La armonía en sentido figurado es la conveniente proporción y correspondencia de unas cosas con otras. La sociedad no es sino un gran contenido de armonías, de códigos y costumbres, de lenguajes y gestos, de miedos y orgullos, de leyendas y fantasías, de mitos y realidades.
La evidente crispación en la vida política española es exagerada y no guarda proporciones con la realidad. Minorías políticas y mediáticas se han polarizado con el consiguiente desconcierto para la ciudadanía.
No existe una corriente de fondo que conduzca a un cambio importante en la vida de las gentes. No estamos ante el movimiento de hace dos siglos que pretendía abolir la esclavitud. Tampoco ante el fenómeno de la descolonización al término de la última guerra mundial. Ni siquiera ante los movimientos feministas y ecologistas de los últimos años.
Estamos ante algo tan español como es la tragedia sin pretender lección moral alguna. No hay burguesía como aquella realidad que buscaba la primacía de la ética, la laboriosidad, la regularidad y el orden como un deber de la mayoría.
Es algo tan simple y tan hispánico como el «trágala», el «te vas a enterar», el que «manda aquí soy yo» y otras categorías que tantos disgustos nos han traído. Dice un amigo mío que no hay nada que se parezca más a la derecha española como la izquierda española.
La primera busca el dominio del poder y la segunda el dominio de las ideas.
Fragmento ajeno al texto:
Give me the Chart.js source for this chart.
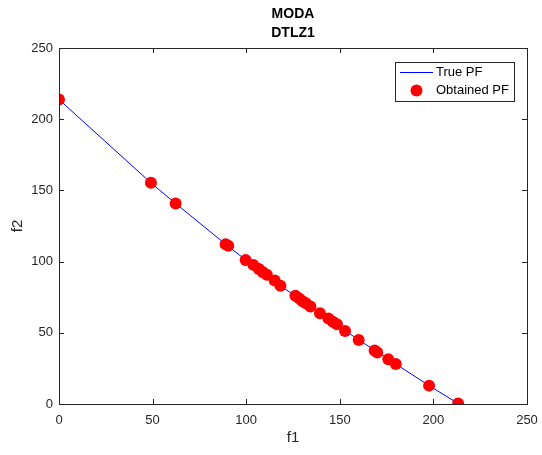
<!DOCTYPE html>
<html>
<head>
<meta charset="utf-8">
<script src="https://cdn.jsdelivr.net/npm/chart.js@4"></script>
<style>
  html, body { margin: 0; padding: 0; background: #fff; }
  #wrap { width: 542px; height: 455px; }
</style>
</head>
<body>
<div id="wrap"><canvas id="chart" width="542" height="455"></canvas></div>
<script>
// values
const f1 = [0, 49.1, 62.3, 89.0, 90.4, 99.7, 103.8, 106.8, 108.9, 111.0, 115.2, 118.3,
	126.3, 128.4, 130.1, 131.9, 134.3, 139.4, 143.9, 146.3, 148.5, 152.8, 160.1,
	168.6, 170.0, 175.9, 179.9, 197.7, 213.2]
const f2 = [213.8, 155.3, 140.8, 112.2, 111.2, 101.2, 97.7, 94.8, 92.6, 90.7, 86.7, 83.1,
	76.1, 74.0, 72.2, 70.8, 68.4, 63.7, 60.0, 57.8, 56.0, 51.3, 45.0,
	37.5, 36.1, 31.4, 28.1, 12.9, 0.3]

// the true front passes through the same points
const trueF1 = [0, 49.1, 62.3, 89.0, 99.7, 118.3, 139.4, 160.1, 179.9, 197.7, 213.2]
const trueF2 = [213.8, 155.3, 140.8, 112.2, 101.2, 83.1, 63.7, 45.0, 28.1, 12.9, 0.3]

const axisTicks = [0, 50, 100, 150, 200, 250]
const labels = ["True PF", "Obtained PF"]
const titleLines = ["MODA", "DTLZ1"]

const textColor = '#262626'
const axisColor = '#262626'
const fontFamily = '"Liberation Sans", Arial, sans-serif'

// matlab style title, box, inward ticks and legend
const matlabAxes = {
	id: 'matlabAxes',
	afterDraw(chart) {
		const ctx = chart.ctx
		const a = chart.chartArea
		const xs = chart.scales.x, ys = chart.scales.y
		ctx.save()

		// title, centred on the axes
		ctx.fillStyle = '#000'
		ctx.font = 'bold 14px ' + fontFamily
		ctx.textAlign = 'center'
		ctx.textBaseline = 'middle'
		const cx = (a.left + a.right) / 2
		ctx.fillText(titleLines[0], cx, 14.5)
		ctx.fillText(titleLines[1], cx, 33.5)

		ctx.strokeStyle = axisColor
		ctx.lineWidth = 1
		ctx.strokeRect(Math.round(a.left) + 0.5, Math.round(a.top) + 0.5,
			Math.round(a.right - a.left), Math.round(a.bottom - a.top))
		ctx.beginPath()
		axisTicks.forEach((v) => {
			const x = Math.round(xs.getPixelForValue(v)) + 0.5
			ctx.moveTo(x, a.bottom); ctx.lineTo(x, a.bottom - 5)
			ctx.moveTo(x, a.top); ctx.lineTo(x, a.top + 5)
			const y = Math.round(ys.getPixelForValue(v)) + 0.5
			ctx.moveTo(a.left, y); ctx.lineTo(a.left + 5, y)
			ctx.moveTo(a.right, y); ctx.lineTo(a.right - 5, y)
		})
		ctx.stroke()

		// legend
		const lx = 395, ly = 62, lw = 119, lh = 39
		ctx.fillStyle = '#fff'
		ctx.fillRect(lx, ly, lw, lh)
		ctx.strokeStyle = axisColor
		ctx.strokeRect(lx + 0.5, ly + 0.5, lw, lh)
		ctx.font = '13px ' + fontFamily
		ctx.fillStyle = '#000'
		ctx.textAlign = 'left'
		ctx.fillText(chart.data.datasets[0].label, 436, 72.5)
		ctx.fillText(chart.data.datasets[1].label, 436, 90.5)
		ctx.strokeStyle = '#0000ff'
		ctx.beginPath()
		ctx.moveTo(400, 72.5); ctx.lineTo(433, 72.5)
		ctx.stroke()
		ctx.fillStyle = '#ff0000'
		ctx.beginPath()
		ctx.arc(416.5, 90.5, 6, 0, Math.PI * 2)
		ctx.fill()
		ctx.restore()
	}
}

new Chart(document.getElementById('chart'), {
	type: 'scatter',
	data: {
		datasets: [
			{
				label: labels[0],
				data: trueF1.map((x, i) => ({ x: x, y: trueF2[i] })),
				showLine: true,
				borderColor: '#0000ff',
				borderWidth: 1,
				pointRadius: 0,
				order: 2
			},
			{
				label: labels[1],
				data: f1.map((x, i) => ({ x: x, y: f2[i] })),
				showLine: false,
				backgroundColor: '#ff0000',
				borderColor: '#ff0000',
				borderWidth: 0,
				pointRadius: 6,
				order: 1
			}
		]
	},
	options: {
		responsive: false,
		animation: false,
		layout: { padding: { left: 0, right: 15, top: 48, bottom: 0 } },
		plugins: {
			legend: { display: false },
			tooltip: { enabled: false },
			title: { display: false }
		},
		scales: {
			x: {
				type: 'linear',
				min: 0, max: 250,
				afterBuildTicks: (s) => { s.ticks = axisTicks.map((v) => ({ value: v })) },
				afterFit: (s) => { s.height = 51; s.paddingLeft = 0; s.paddingRight = 0 },
				grid: { display: false, tickLength: 0 },
				border: { display: false },
				ticks: { color: textColor, padding: 9, maxRotation: 0, font: { family: fontFamily, size: 13 } },
				title: { display: true, text: 'f1', color: textColor, padding: { top: 0, bottom: 8 }, font: { family: fontFamily, size: 15 } }
			},
			y: {
				type: 'linear',
				min: 0, max: 250,
				afterBuildTicks: (s) => { s.ticks = axisTicks.map((v) => ({ value: v })) },
				afterFit: (s) => { s.width = 59; s.paddingTop = 0; s.paddingBottom = 0 },
				grid: { display: false, tickLength: 0 },
				border: { display: false },
				ticks: { color: textColor, padding: 6, font: { family: fontFamily, size: 13 } },
				title: { display: true, text: 'f2', color: textColor, padding: { top: 9, bottom: 0 }, font: { family: fontFamily, size: 15 } }
			}
		}
	},
	plugins: [matlabAxes]
});
</script>
</body>
</html>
Es una vieja historia. Y por el medio han surgido los nacionalismos que se parecen todos en su constante afán de prescindir de los demás nacionalismos.
Es preciso extirpar la estupidez que vuelve estúpidos a quienes se cruzan con ella. Hay que recuperar el matiz y el claroscuro. El escuchar antes de hablar. El pensar en las razones del otro antes que echarle en cara sus supuestos errores. El error está en presumir que los errores siempre son los ajenos.